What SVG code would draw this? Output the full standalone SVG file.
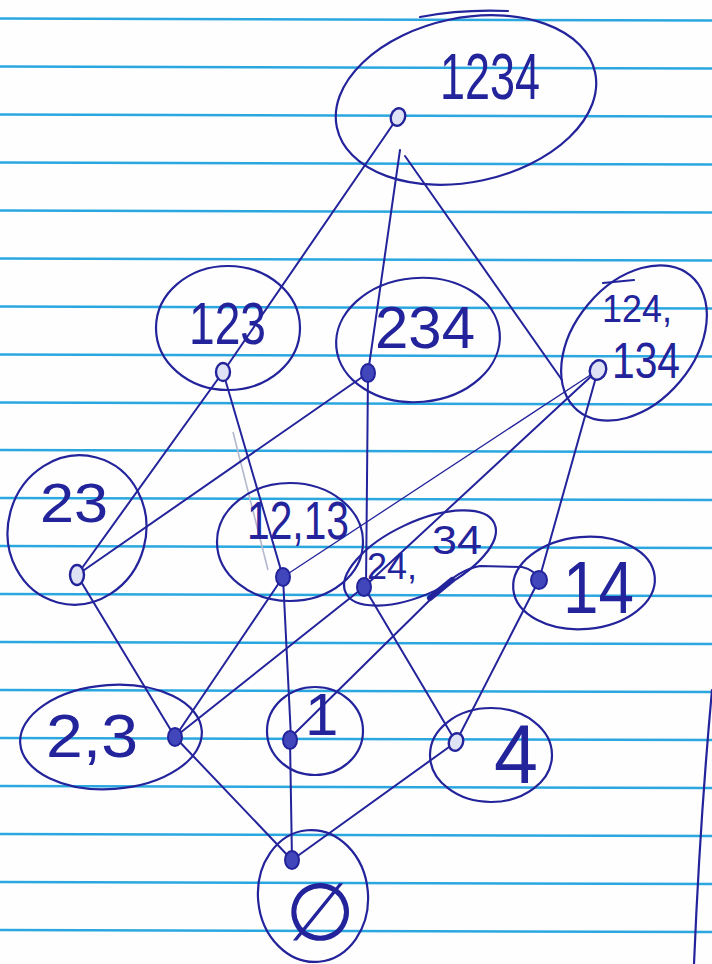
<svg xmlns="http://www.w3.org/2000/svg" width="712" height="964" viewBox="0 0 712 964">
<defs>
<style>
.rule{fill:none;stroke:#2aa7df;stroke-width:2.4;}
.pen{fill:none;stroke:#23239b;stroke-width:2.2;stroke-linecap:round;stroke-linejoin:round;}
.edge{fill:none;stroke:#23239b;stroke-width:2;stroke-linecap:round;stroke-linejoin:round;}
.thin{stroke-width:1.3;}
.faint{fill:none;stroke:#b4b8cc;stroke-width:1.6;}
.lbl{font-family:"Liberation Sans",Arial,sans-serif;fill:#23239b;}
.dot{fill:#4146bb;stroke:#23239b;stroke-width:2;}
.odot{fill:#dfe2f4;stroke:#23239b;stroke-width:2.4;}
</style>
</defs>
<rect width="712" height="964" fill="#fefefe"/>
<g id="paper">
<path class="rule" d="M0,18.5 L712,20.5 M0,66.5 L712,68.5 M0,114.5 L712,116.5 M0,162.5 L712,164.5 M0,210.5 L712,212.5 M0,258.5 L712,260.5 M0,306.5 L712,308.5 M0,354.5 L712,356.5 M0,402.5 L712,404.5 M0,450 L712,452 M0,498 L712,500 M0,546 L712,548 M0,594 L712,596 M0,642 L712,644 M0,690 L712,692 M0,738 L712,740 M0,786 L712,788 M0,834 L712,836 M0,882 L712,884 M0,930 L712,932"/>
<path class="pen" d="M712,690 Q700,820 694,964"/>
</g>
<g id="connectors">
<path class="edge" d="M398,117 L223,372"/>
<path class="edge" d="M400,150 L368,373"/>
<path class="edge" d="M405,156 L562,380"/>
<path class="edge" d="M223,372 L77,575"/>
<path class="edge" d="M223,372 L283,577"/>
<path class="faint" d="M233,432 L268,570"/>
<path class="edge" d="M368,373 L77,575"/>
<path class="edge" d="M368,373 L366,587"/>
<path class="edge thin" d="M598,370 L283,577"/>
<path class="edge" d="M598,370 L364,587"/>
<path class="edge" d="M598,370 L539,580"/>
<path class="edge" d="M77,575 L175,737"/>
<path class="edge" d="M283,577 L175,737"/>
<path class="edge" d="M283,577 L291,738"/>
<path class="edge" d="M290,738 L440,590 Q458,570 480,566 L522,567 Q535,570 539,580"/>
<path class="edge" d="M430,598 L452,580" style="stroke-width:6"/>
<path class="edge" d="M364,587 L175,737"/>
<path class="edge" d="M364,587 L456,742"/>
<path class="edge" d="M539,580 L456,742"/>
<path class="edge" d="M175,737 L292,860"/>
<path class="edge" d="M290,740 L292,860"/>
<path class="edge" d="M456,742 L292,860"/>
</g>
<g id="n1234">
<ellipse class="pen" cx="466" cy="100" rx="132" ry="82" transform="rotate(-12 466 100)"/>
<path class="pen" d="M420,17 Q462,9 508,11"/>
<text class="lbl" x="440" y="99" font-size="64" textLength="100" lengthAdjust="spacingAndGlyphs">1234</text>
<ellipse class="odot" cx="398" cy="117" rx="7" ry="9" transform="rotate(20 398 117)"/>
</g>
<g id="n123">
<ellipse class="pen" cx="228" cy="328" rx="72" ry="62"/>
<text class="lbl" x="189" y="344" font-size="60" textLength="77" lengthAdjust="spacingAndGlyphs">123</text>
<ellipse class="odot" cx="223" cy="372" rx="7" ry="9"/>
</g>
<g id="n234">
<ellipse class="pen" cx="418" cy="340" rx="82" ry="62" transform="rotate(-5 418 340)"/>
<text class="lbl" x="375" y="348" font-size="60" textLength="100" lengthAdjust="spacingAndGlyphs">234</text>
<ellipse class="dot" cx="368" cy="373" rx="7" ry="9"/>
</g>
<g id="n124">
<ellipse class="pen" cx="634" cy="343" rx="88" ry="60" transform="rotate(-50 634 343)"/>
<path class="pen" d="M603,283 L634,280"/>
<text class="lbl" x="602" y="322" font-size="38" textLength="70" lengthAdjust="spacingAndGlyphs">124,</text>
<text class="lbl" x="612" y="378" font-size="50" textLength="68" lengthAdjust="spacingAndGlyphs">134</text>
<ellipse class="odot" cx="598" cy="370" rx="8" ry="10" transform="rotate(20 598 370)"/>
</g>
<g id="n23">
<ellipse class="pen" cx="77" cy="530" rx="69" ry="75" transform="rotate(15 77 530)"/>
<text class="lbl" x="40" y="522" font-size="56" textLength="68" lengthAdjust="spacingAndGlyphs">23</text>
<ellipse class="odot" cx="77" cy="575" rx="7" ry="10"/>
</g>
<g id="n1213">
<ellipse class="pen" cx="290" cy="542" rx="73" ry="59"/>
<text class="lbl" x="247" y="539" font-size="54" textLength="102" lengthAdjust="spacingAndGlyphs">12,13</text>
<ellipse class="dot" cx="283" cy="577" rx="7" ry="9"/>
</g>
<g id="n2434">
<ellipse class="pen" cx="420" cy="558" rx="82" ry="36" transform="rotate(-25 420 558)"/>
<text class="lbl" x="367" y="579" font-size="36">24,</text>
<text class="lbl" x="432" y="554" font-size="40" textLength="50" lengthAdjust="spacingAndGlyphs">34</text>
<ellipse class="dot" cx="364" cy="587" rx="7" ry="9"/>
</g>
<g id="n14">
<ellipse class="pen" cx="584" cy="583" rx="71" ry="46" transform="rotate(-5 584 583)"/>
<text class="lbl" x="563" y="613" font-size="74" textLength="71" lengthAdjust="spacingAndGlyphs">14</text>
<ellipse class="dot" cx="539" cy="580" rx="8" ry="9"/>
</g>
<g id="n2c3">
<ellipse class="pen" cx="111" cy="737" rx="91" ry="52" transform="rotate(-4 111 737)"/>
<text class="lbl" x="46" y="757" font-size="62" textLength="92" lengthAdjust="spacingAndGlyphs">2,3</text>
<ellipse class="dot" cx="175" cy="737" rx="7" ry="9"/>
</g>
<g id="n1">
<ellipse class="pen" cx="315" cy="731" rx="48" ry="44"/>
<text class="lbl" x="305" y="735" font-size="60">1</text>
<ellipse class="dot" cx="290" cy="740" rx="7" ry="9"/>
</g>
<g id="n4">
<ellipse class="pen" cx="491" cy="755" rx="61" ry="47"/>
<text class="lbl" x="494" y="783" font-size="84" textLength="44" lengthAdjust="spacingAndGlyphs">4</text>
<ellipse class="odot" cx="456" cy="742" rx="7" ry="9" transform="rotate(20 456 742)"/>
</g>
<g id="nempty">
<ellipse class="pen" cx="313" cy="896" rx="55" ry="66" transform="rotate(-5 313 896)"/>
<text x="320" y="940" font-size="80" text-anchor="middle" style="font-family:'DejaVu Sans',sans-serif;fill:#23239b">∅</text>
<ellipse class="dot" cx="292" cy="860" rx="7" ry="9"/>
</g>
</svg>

DIRECTIVE -> Without the pictures, write out the whole listing above exactly as it appears.

SOLUTION ->
What SVG code would draw this? Output the full standalone SVG file.
<svg xmlns="http://www.w3.org/2000/svg" width="712" height="964" viewBox="0 0 712 964">
<defs>
<style>
.rule{fill:none;stroke:#2aa7df;stroke-width:2.4;}
.pen{fill:none;stroke:#23239b;stroke-width:2.2;stroke-linecap:round;stroke-linejoin:round;}
.edge{fill:none;stroke:#23239b;stroke-width:2;stroke-linecap:round;stroke-linejoin:round;}
.thin{stroke-width:1.3;}
.faint{fill:none;stroke:#b4b8cc;stroke-width:1.6;}
.lbl{font-family:"Liberation Sans",Arial,sans-serif;fill:#23239b;}
.dot{fill:#4146bb;stroke:#23239b;stroke-width:2;}
.odot{fill:#dfe2f4;stroke:#23239b;stroke-width:2.4;}
</style>
</defs>
<rect width="712" height="964" fill="#fefefe"/>
<g id="paper">
<path class="rule" d="M0,18.5 L712,20.5 M0,66.5 L712,68.5 M0,114.5 L712,116.5 M0,162.5 L712,164.5 M0,210.5 L712,212.5 M0,258.5 L712,260.5 M0,306.5 L712,308.5 M0,354.5 L712,356.5 M0,402.5 L712,404.5 M0,450 L712,452 M0,498 L712,500 M0,546 L712,548 M0,594 L712,596 M0,642 L712,644 M0,690 L712,692 M0,738 L712,740 M0,786 L712,788 M0,834 L712,836 M0,882 L712,884 M0,930 L712,932"/>
<path class="pen" d="M712,690 Q700,820 694,964"/>
</g>
<g id="connectors">
<path class="edge" d="M398,117 L223,372"/>
<path class="edge" d="M400,150 L368,373"/>
<path class="edge" d="M405,156 L562,380"/>
<path class="edge" d="M223,372 L77,575"/>
<path class="edge" d="M223,372 L283,577"/>
<path class="faint" d="M233,432 L268,570"/>
<path class="edge" d="M368,373 L77,575"/>
<path class="edge" d="M368,373 L366,587"/>
<path class="edge thin" d="M598,370 L283,577"/>
<path class="edge" d="M598,370 L364,587"/>
<path class="edge" d="M598,370 L539,580"/>
<path class="edge" d="M77,575 L175,737"/>
<path class="edge" d="M283,577 L175,737"/>
<path class="edge" d="M283,577 L291,738"/>
<path class="edge" d="M290,738 L440,590 Q458,570 480,566 L522,567 Q535,570 539,580"/>
<path class="edge" d="M430,598 L452,580" style="stroke-width:6"/>
<path class="edge" d="M364,587 L175,737"/>
<path class="edge" d="M364,587 L456,742"/>
<path class="edge" d="M539,580 L456,742"/>
<path class="edge" d="M175,737 L292,860"/>
<path class="edge" d="M290,740 L292,860"/>
<path class="edge" d="M456,742 L292,860"/>
</g>
<g id="n1234">
<ellipse class="pen" cx="466" cy="100" rx="132" ry="82" transform="rotate(-12 466 100)"/>
<path class="pen" d="M420,17 Q462,9 508,11"/>
<text class="lbl" x="440" y="99" font-size="64" textLength="100" lengthAdjust="spacingAndGlyphs">1234</text>
<ellipse class="odot" cx="398" cy="117" rx="7" ry="9" transform="rotate(20 398 117)"/>
</g>
<g id="n123">
<ellipse class="pen" cx="228" cy="328" rx="72" ry="62"/>
<text class="lbl" x="189" y="344" font-size="60" textLength="77" lengthAdjust="spacingAndGlyphs">123</text>
<ellipse class="odot" cx="223" cy="372" rx="7" ry="9"/>
</g>
<g id="n234">
<ellipse class="pen" cx="418" cy="340" rx="82" ry="62" transform="rotate(-5 418 340)"/>
<text class="lbl" x="375" y="348" font-size="60" textLength="100" lengthAdjust="spacingAndGlyphs">234</text>
<ellipse class="dot" cx="368" cy="373" rx="7" ry="9"/>
</g>
<g id="n124">
<ellipse class="pen" cx="634" cy="343" rx="88" ry="60" transform="rotate(-50 634 343)"/>
<path class="pen" d="M603,283 L634,280"/>
<text class="lbl" x="602" y="322" font-size="38" textLength="70" lengthAdjust="spacingAndGlyphs">124,</text>
<text class="lbl" x="612" y="378" font-size="50" textLength="68" lengthAdjust="spacingAndGlyphs">134</text>
<ellipse class="odot" cx="598" cy="370" rx="8" ry="10" transform="rotate(20 598 370)"/>
</g>
<g id="n23">
<ellipse class="pen" cx="77" cy="530" rx="69" ry="75" transform="rotate(15 77 530)"/>
<text class="lbl" x="40" y="522" font-size="56" textLength="68" lengthAdjust="spacingAndGlyphs">23</text>
<ellipse class="odot" cx="77" cy="575" rx="7" ry="10"/>
</g>
<g id="n1213">
<ellipse class="pen" cx="290" cy="542" rx="73" ry="59"/>
<text class="lbl" x="247" y="539" font-size="54" textLength="102" lengthAdjust="spacingAndGlyphs">12,13</text>
<ellipse class="dot" cx="283" cy="577" rx="7" ry="9"/>
</g>
<g id="n2434">
<ellipse class="pen" cx="420" cy="558" rx="82" ry="36" transform="rotate(-25 420 558)"/>
<text class="lbl" x="367" y="579" font-size="36">24,</text>
<text class="lbl" x="432" y="554" font-size="40" textLength="50" lengthAdjust="spacingAndGlyphs">34</text>
<ellipse class="dot" cx="364" cy="587" rx="7" ry="9"/>
</g>
<g id="n14">
<ellipse class="pen" cx="584" cy="583" rx="71" ry="46" transform="rotate(-5 584 583)"/>
<text class="lbl" x="563" y="613" font-size="74" textLength="71" lengthAdjust="spacingAndGlyphs">14</text>
<ellipse class="dot" cx="539" cy="580" rx="8" ry="9"/>
</g>
<g id="n2c3">
<ellipse class="pen" cx="111" cy="737" rx="91" ry="52" transform="rotate(-4 111 737)"/>
<text class="lbl" x="46" y="757" font-size="62" textLength="92" lengthAdjust="spacingAndGlyphs">2,3</text>
<ellipse class="dot" cx="175" cy="737" rx="7" ry="9"/>
</g>
<g id="n1">
<ellipse class="pen" cx="315" cy="731" rx="48" ry="44"/>
<text class="lbl" x="305" y="735" font-size="60">1</text>
<ellipse class="dot" cx="290" cy="740" rx="7" ry="9"/>
</g>
<g id="n4">
<ellipse class="pen" cx="491" cy="755" rx="61" ry="47"/>
<text class="lbl" x="494" y="783" font-size="84" textLength="44" lengthAdjust="spacingAndGlyphs">4</text>
<ellipse class="odot" cx="456" cy="742" rx="7" ry="9" transform="rotate(20 456 742)"/>
</g>
<g id="nempty">
<ellipse class="pen" cx="313" cy="896" rx="55" ry="66" transform="rotate(-5 313 896)"/>
<text x="320" y="940" font-size="80" text-anchor="middle" style="font-family:'DejaVu Sans',sans-serif;fill:#23239b">∅</text>
<ellipse class="dot" cx="292" cy="860" rx="7" ry="9"/>
</g>
</svg>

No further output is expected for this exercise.